Starting at the first line of the listing below, retype each line up to and including the one that contains "(b3) at (319.5,117)". Leave pictures out.

[Data lines start]

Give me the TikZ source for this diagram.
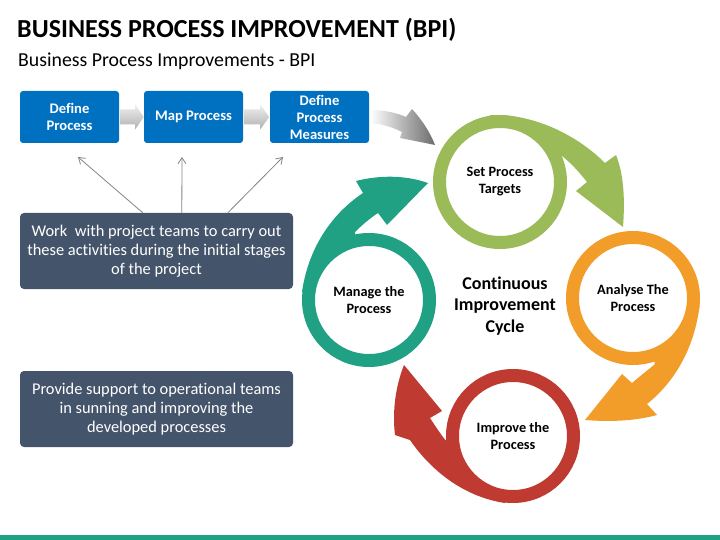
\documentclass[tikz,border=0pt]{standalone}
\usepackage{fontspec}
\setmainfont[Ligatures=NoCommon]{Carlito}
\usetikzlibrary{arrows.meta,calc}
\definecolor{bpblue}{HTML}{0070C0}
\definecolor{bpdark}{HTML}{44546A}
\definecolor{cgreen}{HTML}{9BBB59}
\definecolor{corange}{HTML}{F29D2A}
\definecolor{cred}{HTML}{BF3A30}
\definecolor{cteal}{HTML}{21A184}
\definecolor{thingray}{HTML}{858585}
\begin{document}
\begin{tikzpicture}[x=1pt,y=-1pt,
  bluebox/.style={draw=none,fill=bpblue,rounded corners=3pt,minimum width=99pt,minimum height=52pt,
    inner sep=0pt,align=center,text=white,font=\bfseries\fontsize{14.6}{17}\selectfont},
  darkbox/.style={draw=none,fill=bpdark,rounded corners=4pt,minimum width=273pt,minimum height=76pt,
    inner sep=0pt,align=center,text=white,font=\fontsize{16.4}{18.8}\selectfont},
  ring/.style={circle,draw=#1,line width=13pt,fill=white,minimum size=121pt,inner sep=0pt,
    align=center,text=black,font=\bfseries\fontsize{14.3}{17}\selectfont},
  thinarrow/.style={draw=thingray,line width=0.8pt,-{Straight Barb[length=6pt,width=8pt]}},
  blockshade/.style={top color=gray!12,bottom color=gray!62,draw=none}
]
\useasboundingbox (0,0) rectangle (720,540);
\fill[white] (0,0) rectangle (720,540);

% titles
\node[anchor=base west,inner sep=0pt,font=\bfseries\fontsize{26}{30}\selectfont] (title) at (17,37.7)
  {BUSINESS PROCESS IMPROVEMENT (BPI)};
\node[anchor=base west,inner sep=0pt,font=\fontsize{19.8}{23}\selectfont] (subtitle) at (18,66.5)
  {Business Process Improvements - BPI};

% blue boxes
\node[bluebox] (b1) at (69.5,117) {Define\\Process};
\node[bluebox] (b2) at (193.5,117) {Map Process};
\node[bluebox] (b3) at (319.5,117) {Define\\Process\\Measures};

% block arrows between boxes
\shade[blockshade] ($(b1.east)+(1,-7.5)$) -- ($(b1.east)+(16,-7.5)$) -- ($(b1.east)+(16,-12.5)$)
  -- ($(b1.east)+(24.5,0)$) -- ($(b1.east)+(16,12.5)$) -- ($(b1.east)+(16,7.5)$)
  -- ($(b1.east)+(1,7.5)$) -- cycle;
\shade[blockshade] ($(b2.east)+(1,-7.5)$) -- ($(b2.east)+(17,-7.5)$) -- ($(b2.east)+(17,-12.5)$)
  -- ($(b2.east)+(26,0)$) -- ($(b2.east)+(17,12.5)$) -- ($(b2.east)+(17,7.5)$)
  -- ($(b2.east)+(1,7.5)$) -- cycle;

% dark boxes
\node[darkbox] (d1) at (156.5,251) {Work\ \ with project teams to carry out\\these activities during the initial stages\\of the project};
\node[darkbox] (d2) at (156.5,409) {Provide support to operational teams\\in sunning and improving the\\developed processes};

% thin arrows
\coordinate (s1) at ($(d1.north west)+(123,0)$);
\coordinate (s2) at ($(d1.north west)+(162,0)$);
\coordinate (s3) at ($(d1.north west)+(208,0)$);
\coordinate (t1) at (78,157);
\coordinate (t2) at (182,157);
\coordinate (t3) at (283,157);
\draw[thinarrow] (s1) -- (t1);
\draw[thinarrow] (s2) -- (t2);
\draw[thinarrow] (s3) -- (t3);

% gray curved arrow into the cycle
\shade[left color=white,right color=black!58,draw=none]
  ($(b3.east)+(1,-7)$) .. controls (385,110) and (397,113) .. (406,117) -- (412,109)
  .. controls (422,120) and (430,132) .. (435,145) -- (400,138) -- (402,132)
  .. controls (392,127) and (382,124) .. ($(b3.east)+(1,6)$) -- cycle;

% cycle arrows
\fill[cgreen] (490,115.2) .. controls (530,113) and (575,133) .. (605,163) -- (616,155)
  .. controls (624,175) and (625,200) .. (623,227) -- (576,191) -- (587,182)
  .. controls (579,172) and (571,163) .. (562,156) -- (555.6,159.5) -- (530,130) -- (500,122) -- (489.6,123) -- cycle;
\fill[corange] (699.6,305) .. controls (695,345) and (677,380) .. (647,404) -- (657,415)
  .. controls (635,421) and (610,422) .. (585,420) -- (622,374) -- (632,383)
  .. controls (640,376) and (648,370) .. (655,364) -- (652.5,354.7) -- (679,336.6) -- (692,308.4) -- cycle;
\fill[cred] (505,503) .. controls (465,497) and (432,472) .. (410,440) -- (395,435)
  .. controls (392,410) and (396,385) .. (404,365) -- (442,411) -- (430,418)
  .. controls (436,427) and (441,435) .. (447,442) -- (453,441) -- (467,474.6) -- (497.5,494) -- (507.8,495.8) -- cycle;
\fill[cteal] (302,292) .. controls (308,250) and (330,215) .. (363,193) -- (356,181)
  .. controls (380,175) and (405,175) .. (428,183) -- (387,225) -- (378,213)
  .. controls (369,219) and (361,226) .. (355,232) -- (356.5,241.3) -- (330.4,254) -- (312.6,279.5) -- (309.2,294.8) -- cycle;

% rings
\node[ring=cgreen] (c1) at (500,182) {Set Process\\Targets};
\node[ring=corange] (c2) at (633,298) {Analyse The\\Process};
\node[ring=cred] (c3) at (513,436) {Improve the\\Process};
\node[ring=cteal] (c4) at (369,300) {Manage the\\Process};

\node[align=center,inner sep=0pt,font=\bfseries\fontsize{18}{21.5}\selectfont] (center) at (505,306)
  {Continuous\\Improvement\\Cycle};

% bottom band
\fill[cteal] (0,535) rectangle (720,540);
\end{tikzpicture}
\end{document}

[Data lines end]

• _Solution for this task_:
Give me the TikZ source for this diagram.
\documentclass[tikz,border=0pt]{standalone}
\usepackage{fontspec}
\setmainfont[Ligatures=NoCommon]{Carlito}
\usetikzlibrary{arrows.meta,calc}
\definecolor{bpblue}{HTML}{0070C0}
\definecolor{bpdark}{HTML}{44546A}
\definecolor{cgreen}{HTML}{9BBB59}
\definecolor{corange}{HTML}{F29D2A}
\definecolor{cred}{HTML}{BF3A30}
\definecolor{cteal}{HTML}{21A184}
\definecolor{thingray}{HTML}{858585}
\begin{document}
\begin{tikzpicture}[x=1pt,y=-1pt,
  bluebox/.style={draw=none,fill=bpblue,rounded corners=3pt,minimum width=99pt,minimum height=52pt,
    inner sep=0pt,align=center,text=white,font=\bfseries\fontsize{14.6}{17}\selectfont},
  darkbox/.style={draw=none,fill=bpdark,rounded corners=4pt,minimum width=273pt,minimum height=76pt,
    inner sep=0pt,align=center,text=white,font=\fontsize{16.4}{18.8}\selectfont},
  ring/.style={circle,draw=#1,line width=13pt,fill=white,minimum size=121pt,inner sep=0pt,
    align=center,text=black,font=\bfseries\fontsize{14.3}{17}\selectfont},
  thinarrow/.style={draw=thingray,line width=0.8pt,-{Straight Barb[length=6pt,width=8pt]}},
  blockshade/.style={top color=gray!12,bottom color=gray!62,draw=none}
]
\useasboundingbox (0,0) rectangle (720,540);
\fill[white] (0,0) rectangle (720,540);

% titles
\node[anchor=base west,inner sep=0pt,font=\bfseries\fontsize{26}{30}\selectfont] (title) at (17,37.7)
  {BUSINESS PROCESS IMPROVEMENT (BPI)};
\node[anchor=base west,inner sep=0pt,font=\fontsize{19.8}{23}\selectfont] (subtitle) at (18,66.5)
  {Business Process Improvements - BPI};

% blue boxes
\node[bluebox] (b1) at (69.5,117) {Define\\Process};
\node[bluebox] (b2) at (193.5,117) {Map Process};
\node[bluebox] (b3) at (319.5,117) {Define\\Process\\Measures};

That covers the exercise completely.